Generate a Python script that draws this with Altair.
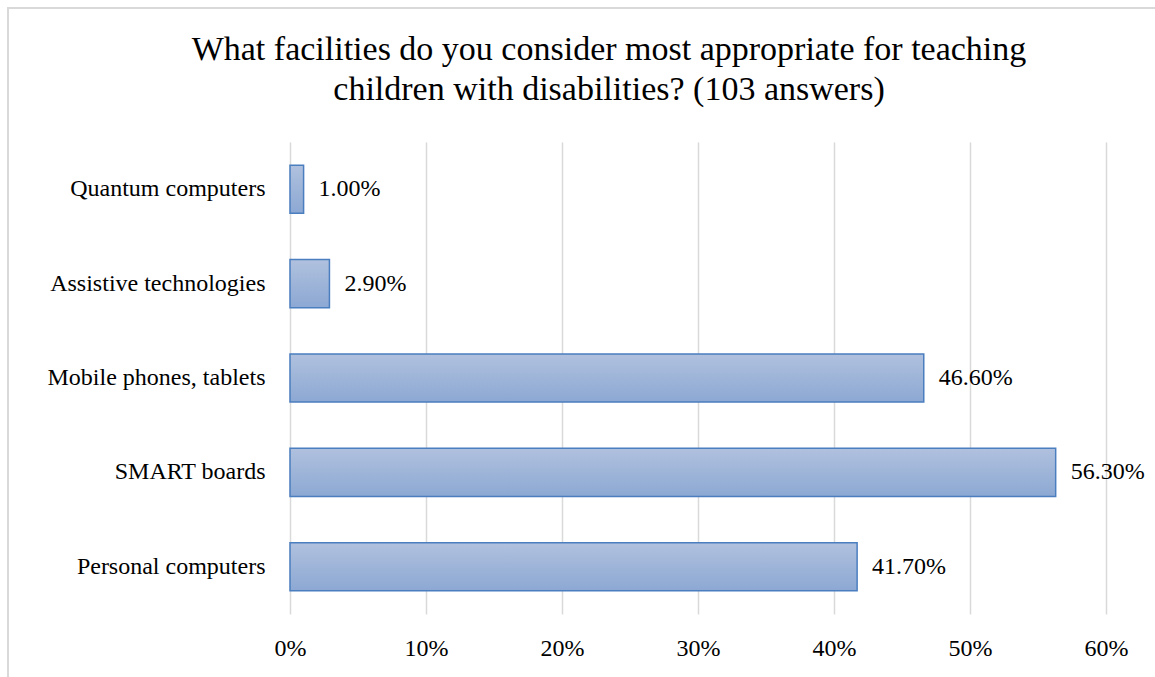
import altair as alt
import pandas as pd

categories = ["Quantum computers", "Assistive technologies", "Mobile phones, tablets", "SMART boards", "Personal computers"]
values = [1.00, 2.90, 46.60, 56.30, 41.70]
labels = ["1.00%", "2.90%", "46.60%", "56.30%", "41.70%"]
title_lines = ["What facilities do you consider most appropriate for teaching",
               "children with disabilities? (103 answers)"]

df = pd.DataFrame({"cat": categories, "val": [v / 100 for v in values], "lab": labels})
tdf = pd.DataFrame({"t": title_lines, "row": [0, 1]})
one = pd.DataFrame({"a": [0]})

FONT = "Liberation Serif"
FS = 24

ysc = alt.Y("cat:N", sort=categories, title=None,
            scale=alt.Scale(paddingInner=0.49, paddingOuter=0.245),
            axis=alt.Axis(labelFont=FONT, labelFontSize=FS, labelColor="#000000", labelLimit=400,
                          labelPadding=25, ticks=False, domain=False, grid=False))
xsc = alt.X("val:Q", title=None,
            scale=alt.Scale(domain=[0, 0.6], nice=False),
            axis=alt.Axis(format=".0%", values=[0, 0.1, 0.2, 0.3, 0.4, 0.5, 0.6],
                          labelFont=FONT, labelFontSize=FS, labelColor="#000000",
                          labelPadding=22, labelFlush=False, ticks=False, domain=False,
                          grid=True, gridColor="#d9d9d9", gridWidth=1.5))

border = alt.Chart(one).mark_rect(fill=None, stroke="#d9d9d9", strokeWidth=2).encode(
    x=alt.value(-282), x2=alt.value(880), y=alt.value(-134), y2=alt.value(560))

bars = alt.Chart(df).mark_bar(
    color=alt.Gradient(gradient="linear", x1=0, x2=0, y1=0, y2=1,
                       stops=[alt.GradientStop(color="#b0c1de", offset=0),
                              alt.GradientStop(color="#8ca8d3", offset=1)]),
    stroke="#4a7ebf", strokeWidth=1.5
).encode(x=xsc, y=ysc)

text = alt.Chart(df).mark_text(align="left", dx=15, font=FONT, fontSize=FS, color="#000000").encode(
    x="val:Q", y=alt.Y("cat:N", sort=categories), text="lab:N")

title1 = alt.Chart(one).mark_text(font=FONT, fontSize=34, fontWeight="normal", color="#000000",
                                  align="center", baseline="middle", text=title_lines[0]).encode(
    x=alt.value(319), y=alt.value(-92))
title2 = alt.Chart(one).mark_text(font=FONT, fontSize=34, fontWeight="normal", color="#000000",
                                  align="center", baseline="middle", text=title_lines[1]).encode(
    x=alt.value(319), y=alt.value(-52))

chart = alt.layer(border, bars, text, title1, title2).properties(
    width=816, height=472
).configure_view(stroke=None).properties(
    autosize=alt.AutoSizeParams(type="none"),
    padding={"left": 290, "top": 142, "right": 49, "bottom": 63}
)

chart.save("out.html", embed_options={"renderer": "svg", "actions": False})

+---+

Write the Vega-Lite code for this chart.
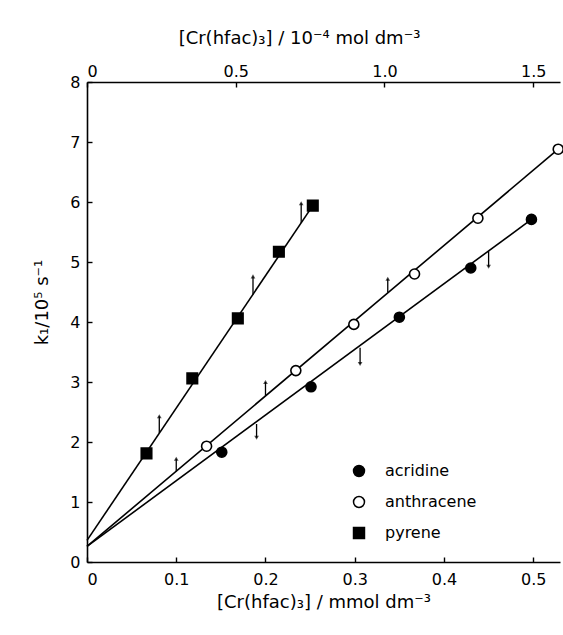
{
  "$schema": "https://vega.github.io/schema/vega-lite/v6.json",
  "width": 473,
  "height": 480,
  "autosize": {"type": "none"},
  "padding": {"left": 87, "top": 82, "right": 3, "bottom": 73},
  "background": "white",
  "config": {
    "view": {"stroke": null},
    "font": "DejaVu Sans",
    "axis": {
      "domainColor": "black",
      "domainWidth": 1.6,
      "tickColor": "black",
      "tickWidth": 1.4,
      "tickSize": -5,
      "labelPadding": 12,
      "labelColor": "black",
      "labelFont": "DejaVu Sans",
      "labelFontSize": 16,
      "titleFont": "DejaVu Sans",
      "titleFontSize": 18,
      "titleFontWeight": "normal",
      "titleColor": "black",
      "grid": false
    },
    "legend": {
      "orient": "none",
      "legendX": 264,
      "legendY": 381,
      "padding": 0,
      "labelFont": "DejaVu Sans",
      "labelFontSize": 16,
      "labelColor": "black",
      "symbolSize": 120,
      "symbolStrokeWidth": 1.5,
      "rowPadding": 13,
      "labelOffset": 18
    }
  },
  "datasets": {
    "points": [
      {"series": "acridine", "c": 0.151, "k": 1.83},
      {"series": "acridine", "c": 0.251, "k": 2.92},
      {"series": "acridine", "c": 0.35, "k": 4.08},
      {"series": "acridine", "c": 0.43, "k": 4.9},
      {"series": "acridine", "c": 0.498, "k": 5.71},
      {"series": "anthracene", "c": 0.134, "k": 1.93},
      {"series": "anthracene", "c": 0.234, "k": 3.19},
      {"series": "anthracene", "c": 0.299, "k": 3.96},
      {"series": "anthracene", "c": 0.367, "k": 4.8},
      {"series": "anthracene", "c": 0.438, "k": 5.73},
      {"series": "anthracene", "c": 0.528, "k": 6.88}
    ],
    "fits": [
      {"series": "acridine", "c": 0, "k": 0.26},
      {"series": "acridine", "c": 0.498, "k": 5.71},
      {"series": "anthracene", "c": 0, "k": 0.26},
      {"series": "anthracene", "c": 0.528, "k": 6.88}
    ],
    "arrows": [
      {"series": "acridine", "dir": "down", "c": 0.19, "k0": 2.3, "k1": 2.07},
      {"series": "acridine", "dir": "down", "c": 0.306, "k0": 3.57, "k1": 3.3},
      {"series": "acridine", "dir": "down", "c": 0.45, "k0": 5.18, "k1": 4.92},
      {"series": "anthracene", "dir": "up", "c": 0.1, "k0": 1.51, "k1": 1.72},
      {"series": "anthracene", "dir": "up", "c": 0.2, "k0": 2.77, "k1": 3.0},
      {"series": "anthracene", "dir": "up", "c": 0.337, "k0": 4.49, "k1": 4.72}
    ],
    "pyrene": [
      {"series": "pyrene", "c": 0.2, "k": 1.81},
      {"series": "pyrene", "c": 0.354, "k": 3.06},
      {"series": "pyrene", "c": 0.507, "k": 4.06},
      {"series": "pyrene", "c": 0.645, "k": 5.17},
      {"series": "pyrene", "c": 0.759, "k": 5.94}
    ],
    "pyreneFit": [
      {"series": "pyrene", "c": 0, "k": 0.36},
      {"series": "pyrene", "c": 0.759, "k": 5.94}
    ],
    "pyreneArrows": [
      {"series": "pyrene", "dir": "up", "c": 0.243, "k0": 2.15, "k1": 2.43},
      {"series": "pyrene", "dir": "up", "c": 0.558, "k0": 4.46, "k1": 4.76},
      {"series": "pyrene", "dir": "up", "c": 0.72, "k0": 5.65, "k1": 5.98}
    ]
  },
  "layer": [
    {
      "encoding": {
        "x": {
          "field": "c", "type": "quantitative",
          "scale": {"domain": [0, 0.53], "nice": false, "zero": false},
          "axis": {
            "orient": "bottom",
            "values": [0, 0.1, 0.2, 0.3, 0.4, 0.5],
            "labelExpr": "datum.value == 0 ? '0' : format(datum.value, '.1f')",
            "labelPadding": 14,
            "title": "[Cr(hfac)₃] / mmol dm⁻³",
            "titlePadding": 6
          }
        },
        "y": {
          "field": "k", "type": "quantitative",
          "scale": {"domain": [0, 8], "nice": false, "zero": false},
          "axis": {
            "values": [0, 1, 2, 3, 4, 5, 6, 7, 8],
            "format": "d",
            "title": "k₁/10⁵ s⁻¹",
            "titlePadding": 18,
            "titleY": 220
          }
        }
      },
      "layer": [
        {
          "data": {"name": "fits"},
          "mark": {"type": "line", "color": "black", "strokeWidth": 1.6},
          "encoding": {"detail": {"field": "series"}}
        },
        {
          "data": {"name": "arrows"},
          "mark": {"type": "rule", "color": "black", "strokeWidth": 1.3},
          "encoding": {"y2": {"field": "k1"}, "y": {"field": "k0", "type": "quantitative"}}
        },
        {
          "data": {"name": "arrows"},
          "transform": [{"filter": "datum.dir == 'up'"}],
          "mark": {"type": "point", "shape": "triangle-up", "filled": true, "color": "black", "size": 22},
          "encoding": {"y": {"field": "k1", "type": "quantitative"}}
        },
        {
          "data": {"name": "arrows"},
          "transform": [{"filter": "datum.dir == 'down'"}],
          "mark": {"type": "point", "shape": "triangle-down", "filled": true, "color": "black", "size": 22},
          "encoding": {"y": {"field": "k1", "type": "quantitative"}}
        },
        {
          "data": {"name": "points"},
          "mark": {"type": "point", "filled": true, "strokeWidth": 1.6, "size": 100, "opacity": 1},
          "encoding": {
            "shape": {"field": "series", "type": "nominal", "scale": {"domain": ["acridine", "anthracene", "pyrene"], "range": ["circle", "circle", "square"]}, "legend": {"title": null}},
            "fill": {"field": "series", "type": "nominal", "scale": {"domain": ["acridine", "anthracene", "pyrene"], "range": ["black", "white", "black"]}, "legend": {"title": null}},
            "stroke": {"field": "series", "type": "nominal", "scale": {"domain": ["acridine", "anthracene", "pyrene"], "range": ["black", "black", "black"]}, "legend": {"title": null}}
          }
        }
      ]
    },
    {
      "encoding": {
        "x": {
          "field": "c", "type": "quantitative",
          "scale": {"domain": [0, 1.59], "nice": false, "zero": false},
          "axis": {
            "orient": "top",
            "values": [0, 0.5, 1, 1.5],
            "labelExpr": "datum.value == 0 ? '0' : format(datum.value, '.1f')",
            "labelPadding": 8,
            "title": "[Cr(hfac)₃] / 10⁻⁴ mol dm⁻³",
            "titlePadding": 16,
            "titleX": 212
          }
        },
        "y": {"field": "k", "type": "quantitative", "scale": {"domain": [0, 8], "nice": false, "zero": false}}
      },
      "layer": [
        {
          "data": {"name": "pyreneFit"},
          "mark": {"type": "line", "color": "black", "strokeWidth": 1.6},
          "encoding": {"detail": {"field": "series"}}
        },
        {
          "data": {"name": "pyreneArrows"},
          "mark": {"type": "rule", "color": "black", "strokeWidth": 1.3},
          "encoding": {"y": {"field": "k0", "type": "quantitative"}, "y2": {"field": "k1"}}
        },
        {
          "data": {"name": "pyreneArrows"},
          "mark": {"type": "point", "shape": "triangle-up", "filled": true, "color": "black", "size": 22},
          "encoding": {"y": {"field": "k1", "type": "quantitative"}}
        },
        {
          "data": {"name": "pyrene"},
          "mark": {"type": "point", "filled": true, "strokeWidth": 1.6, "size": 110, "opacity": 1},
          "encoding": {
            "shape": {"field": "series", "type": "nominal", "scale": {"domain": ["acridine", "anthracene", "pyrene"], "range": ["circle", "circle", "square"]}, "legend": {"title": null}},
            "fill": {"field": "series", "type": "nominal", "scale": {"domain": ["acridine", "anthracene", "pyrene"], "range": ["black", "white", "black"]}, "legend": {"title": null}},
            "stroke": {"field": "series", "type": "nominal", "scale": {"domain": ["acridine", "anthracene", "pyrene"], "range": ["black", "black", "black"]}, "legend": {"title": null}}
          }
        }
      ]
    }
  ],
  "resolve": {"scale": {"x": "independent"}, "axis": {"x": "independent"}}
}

+---+

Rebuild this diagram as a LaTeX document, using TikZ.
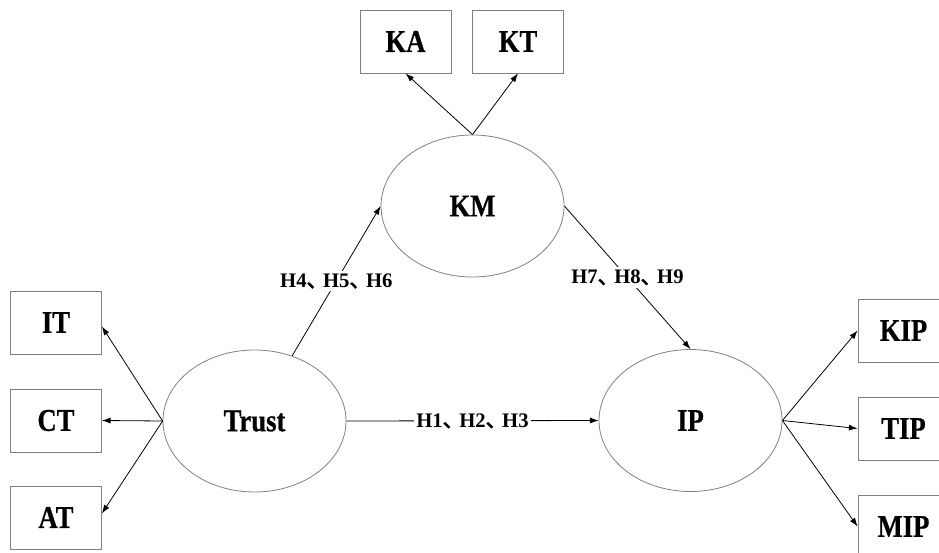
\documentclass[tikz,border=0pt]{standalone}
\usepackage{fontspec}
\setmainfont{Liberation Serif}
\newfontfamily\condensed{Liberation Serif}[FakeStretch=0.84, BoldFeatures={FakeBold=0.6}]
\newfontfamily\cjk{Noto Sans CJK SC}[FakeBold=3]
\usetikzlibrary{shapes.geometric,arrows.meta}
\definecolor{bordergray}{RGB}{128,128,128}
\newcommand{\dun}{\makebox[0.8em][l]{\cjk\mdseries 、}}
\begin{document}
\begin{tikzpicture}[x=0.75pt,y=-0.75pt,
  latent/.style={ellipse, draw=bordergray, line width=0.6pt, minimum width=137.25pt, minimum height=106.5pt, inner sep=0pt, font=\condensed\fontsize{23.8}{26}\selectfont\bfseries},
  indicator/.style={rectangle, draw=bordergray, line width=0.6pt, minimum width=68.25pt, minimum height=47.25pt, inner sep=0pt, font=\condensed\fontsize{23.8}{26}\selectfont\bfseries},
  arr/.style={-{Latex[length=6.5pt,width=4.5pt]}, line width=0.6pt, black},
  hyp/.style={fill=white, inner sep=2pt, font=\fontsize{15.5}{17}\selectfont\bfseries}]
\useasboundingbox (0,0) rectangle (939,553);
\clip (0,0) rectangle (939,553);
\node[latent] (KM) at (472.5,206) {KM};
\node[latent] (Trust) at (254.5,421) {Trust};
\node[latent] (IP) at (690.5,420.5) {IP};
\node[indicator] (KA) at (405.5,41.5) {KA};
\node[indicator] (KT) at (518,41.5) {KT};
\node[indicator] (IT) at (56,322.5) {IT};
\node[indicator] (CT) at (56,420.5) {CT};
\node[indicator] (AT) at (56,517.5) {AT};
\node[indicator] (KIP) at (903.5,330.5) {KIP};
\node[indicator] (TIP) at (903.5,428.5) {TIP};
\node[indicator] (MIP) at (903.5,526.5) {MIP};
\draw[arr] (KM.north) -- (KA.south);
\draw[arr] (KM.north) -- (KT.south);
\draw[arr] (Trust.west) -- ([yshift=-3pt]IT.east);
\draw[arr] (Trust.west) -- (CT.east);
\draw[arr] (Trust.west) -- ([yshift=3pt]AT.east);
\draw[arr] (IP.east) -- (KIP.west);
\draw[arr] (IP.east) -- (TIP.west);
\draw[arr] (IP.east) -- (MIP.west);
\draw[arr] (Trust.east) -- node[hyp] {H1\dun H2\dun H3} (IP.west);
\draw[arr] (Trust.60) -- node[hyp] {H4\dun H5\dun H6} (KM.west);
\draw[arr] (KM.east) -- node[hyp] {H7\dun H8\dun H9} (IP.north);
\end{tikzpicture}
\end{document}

+---+

Using the entries above, extract exactly the lines from the one that contains "Generate a Python" through the one that contains "import pandas as pd". Do not carry over any pictures.

Generate a Python script that draws this with Altair.
import altair as alt
import pandas as pd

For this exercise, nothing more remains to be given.